__Provided material__.
START

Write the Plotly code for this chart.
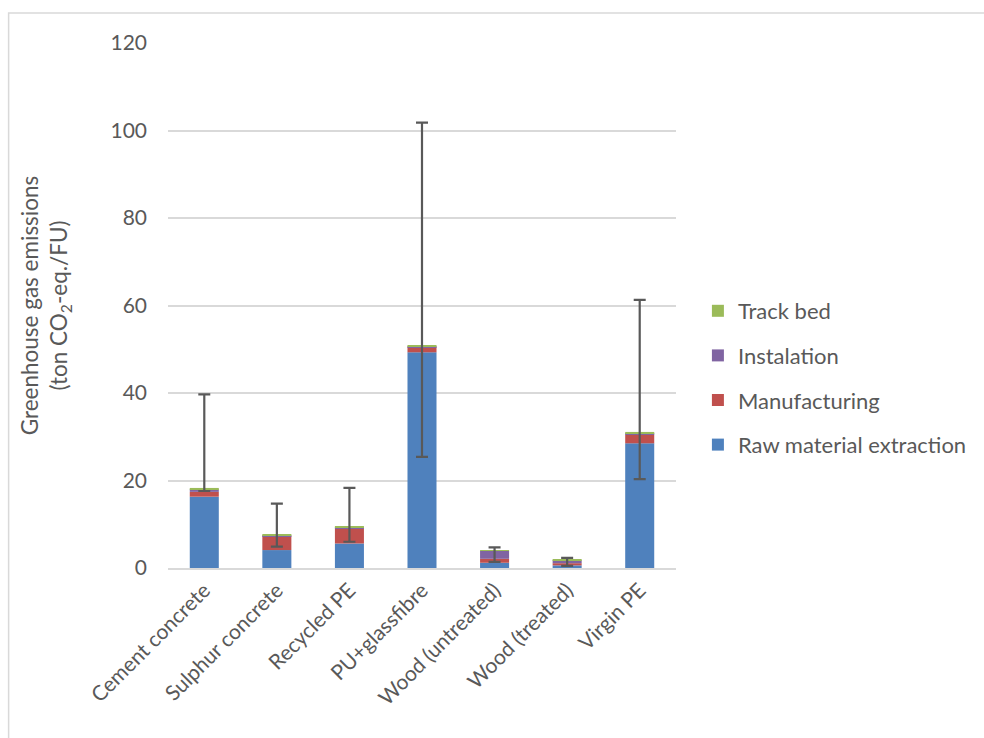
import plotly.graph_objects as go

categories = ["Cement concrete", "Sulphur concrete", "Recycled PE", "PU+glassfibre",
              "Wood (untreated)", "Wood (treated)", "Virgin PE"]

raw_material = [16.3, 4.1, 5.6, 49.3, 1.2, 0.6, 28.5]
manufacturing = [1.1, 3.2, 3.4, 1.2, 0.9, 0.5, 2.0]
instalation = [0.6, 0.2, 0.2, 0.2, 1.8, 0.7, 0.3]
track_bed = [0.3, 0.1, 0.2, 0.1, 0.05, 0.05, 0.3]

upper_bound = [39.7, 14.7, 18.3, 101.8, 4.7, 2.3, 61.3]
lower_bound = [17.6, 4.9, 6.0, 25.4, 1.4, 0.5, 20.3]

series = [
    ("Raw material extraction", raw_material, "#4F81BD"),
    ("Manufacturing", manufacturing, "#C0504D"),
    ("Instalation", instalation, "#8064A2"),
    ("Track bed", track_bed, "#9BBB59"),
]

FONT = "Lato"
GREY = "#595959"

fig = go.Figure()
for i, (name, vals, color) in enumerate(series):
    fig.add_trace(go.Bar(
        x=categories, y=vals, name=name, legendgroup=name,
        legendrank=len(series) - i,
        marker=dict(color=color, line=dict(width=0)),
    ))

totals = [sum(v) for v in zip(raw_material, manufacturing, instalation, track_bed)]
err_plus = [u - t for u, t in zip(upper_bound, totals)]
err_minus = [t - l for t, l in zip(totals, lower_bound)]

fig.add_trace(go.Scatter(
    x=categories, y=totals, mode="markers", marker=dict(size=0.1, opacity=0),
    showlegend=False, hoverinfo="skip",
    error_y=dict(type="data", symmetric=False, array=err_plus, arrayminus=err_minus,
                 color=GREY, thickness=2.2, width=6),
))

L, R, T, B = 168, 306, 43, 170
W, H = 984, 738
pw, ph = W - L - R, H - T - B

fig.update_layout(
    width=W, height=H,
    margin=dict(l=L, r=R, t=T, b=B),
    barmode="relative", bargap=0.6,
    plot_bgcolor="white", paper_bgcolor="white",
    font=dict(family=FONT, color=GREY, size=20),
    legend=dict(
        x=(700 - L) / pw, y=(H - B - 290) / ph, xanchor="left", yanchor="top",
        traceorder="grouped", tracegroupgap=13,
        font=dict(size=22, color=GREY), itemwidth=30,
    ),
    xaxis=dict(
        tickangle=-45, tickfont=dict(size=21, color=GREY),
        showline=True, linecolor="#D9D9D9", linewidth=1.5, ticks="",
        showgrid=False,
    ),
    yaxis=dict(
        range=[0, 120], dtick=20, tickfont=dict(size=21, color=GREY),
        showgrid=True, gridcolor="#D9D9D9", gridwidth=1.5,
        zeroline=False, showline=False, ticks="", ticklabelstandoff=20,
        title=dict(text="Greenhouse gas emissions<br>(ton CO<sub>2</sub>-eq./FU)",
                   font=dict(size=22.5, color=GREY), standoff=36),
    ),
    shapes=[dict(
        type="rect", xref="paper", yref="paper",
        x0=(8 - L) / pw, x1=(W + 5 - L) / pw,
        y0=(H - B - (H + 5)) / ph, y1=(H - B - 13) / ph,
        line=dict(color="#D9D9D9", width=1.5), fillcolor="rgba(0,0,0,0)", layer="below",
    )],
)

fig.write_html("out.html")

END

Starting at the top of the listing above, please restate word for word each line up to and including the one that holds "lower_bound = [17.6, 4.9, 6.0, 25.4, 1.4, 0.5, 20.3]", omitting every image.

__Solved exercise__.
Write the Plotly code for this chart.
import plotly.graph_objects as go

categories = ["Cement concrete", "Sulphur concrete", "Recycled PE", "PU+glassfibre",
              "Wood (untreated)", "Wood (treated)", "Virgin PE"]

raw_material = [16.3, 4.1, 5.6, 49.3, 1.2, 0.6, 28.5]
manufacturing = [1.1, 3.2, 3.4, 1.2, 0.9, 0.5, 2.0]
instalation = [0.6, 0.2, 0.2, 0.2, 1.8, 0.7, 0.3]
track_bed = [0.3, 0.1, 0.2, 0.1, 0.05, 0.05, 0.3]

upper_bound = [39.7, 14.7, 18.3, 101.8, 4.7, 2.3, 61.3]
lower_bound = [17.6, 4.9, 6.0, 25.4, 1.4, 0.5, 20.3]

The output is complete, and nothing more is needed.